The premise of the British Museum’s Living with Gods (until 8 April 2018) exhibition, which is accompanied by a BBC radio series presented by Neil MacGregor, the museum’s former director, is that all cultures have held religious beliefs. The exhibition and radio programmes will explore the practices and expressions of religion in communities around the world through time. Among the highlights of the show are a 16th-century French memento mori pendant and The Lion Man, which greets visitors at the start of the exhibition. Discovered in 1939 as a heap of 200 fragments, the figure was first reconstructed 30 years later to resemble a standing bear or big cat, but with a human head. Additional shards were incorporated in 1989, when researchers realised its lion form. More recent excavations led to the discovery of almost a thousand more fragments, the largest of which have also been integrated into the sculpture.

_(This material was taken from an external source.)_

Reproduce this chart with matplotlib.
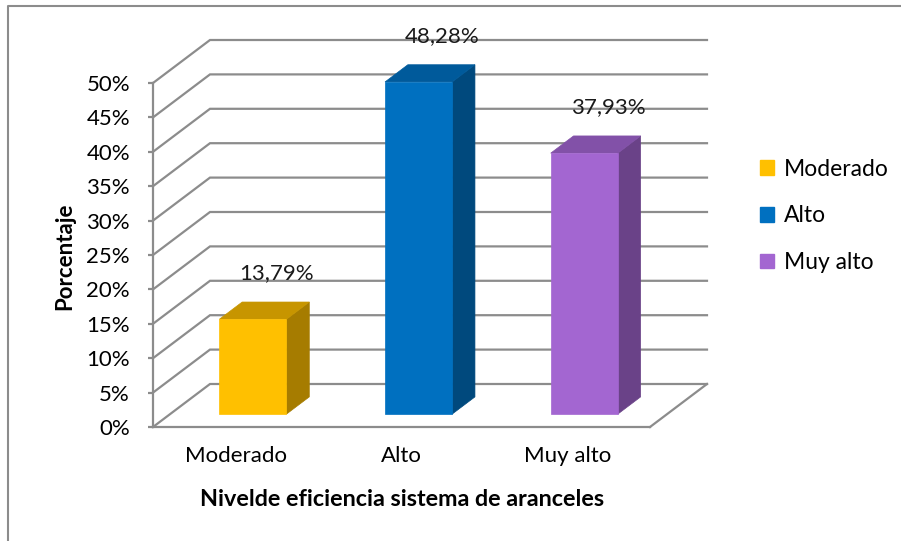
import matplotlib
matplotlib.use("Agg")
import matplotlib.pyplot as plt
from matplotlib.patches import Polygon, Patch
from matplotlib.lines import Line2D

# ---- data ----
categories = ["Moderado", "Alto", "Muy alto"]
values = [13.79, 48.28, 37.93]
value_labels = ["13,79%", "48,28%", "37,93%"]
yticks = [0, 5, 10, 15, 20, 25, 30, 35, 40, 45, 50]
ytick_labels = [f"{t}%" for t in yticks]
x_title = "Nivelde eficiencia sistema de aranceles"
y_title = "Porcentaje"

front_colors = ["#FFC000", "#0070C0", "#A366D1"]
side_colors = ["#A67C00", "#00497D", "#6A4288"]
top_colors = ["#C79500", "#005A9B", "#8251A8"]
grid_color = "#8C8C8C"

FONT = "Lato"
FS = 16
W, H = 901, 541
fig = plt.figure(figsize=(W / 100, H / 100), dpi=100)
ax = fig.add_axes([153 / W, (H - 427) / H, 497 / W, 344 / H])
n = len(categories)
ax.set_xlim(-0.5, n - 0.5)
ax.set_ylim(0, 50)

# 3D depth offsets in data units
DX = 0.344
DY = 6.25
f0, f1 = 0.30, 0.70
bw = 0.405

# walls / grid
for t in yticks:
    ax.plot([-0.5, -0.5 + DX, n - 0.5 + DX], [t, t + DY, t + DY],
            color=grid_color, lw=1.6, clip_on=False, zorder=1,
            solid_joinstyle="miter")
ax.plot([n - 0.5, n - 0.5 + DX], [0, DY], color=grid_color, lw=1.6,
        clip_on=False, zorder=1)

# bars
for i, v in enumerate(values):
    l = i - bw / 2
    r = i + bw / 2
    front = [(l + f0 * DX, f0 * DY), (r + f0 * DX, f0 * DY),
             (r + f0 * DX, v + f0 * DY), (l + f0 * DX, v + f0 * DY)]
    side = [(r + f0 * DX, f0 * DY), (r + f1 * DX, f1 * DY),
            (r + f1 * DX, v + f1 * DY), (r + f0 * DX, v + f0 * DY)]
    top = [(l + f0 * DX, v + f0 * DY), (r + f0 * DX, v + f0 * DY),
           (r + f1 * DX, v + f1 * DY), (l + f1 * DX, v + f1 * DY)]
    for poly, c in ((side, side_colors[i]), (top, top_colors[i]), (front, front_colors[i])):
        ax.add_patch(Polygon(poly, closed=True, facecolor=c, edgecolor=c,
                             lw=0.5, clip_on=False, zorder=3))
    ax.text(i + 0.72 * DX, v + 0.5 * DY + 5.4, value_labels[i], ha="center",
            va="center", fontsize=FS, family=FONT, color="#1a1a1a", zorder=5)

# axes styling
for s in ("top", "right"):
    ax.spines[s].set_visible(False)
for s in ("left", "bottom"):
    ax.spines[s].set_color(grid_color)
    ax.spines[s].set_linewidth(1.6)
ax.set_yticks(yticks)
ax.set_yticklabels(ytick_labels, family=FONT, fontsize=FS)
ax.set_xticks(range(n))
ax.set_xticklabels(categories, family=FONT, fontsize=FS)
ax.tick_params(axis="y", length=3.6, width=1.6, color=grid_color, pad=13)
ax.tick_params(axis="x", length=0, pad=14)
ax.set_facecolor("none")

fig.text(65 / W, 1 - 256 / H, y_title, rotation=90, ha="center", va="center",
         fontsize=FS, fontweight="bold", family=FONT)
fig.text(402 / W, 1 - 500 / H, x_title, ha="center", va="center",
         fontsize=16.8, fontweight="bold", family=FONT)

handles = [Patch(facecolor=c, edgecolor=c) for c in front_colors]
fig.legend(handles, categories, loc="center left",
           bbox_to_anchor=(760 / W, 1 - 216 / H), frameon=False,
           prop={"family": FONT, "size": 16.5}, handlelength=0.6,
           handleheight=0.6, handletextpad=0.45, labelspacing=1.12,
           borderaxespad=0, borderpad=0)

# chart border
fig.add_artist(Line2D([8 / W, 8 / W, 1], [0, 1 - 6 / H, 1 - 6 / H],
                      color="#8C8C8C", lw=1.5, transform=fig.transFigure))

fig.savefig("out.png", dpi=100)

Picking up chronologically where Tate Modern’s recent Soul of a Nation exhibition left off, Phillips is dedicating its latest selling show to black US artists from the 1980s to the present (a number of the 26 pieces were completed this year). While American African American (until 25 November) represents a UK debut for some of these artists, many have worked with the show’s curator, Phillips special advisor Arnold Lehman, in his previous guise as director of the Brooklyn Museum. Among the wide-ranging works he has drawn from galleries, private collections and artists’ studios are Sanford Biggers’s Slimm (2014), a patchwork of antique quilts that pays tribute to the shooting victim Trayvon Martin, Fred Wilson’s ornate mirror sculpture in black Murano glass, I Saw Othello’s Visage In His Mind (2013), and David Hammons’s Basketball Installation (1995), complete with fresh wall markings from a dirty ball. Presented as the godfather of them all is Basquiat, whose untitled 1981 panel depicting the baseball star Jackie Robinson is the first thing that visitors see.
Matisse in the Studio (until 12 November) at the Royal Academy of Arts, which closes this weekend, revolves around 35 objects—almost all from the French artist’s studio—shown alongside 65 works that depict or were inspired by them. The items range from a pewter jug and glass vase to a Roman torso and African masks. Influenced by the latter, one of the most striking works in the show is The Italian Woman (1916). This is the first of 50 paintings Matisse made in less than a year of a woman called Laurette, who had visited his studio looking for work in the winter of 1916. Also of interest are Matisse’s descriptions of these objects: of a simple Venetian chair that he drew several times, he wrote “It’s splendid. I’m obsessed with it.”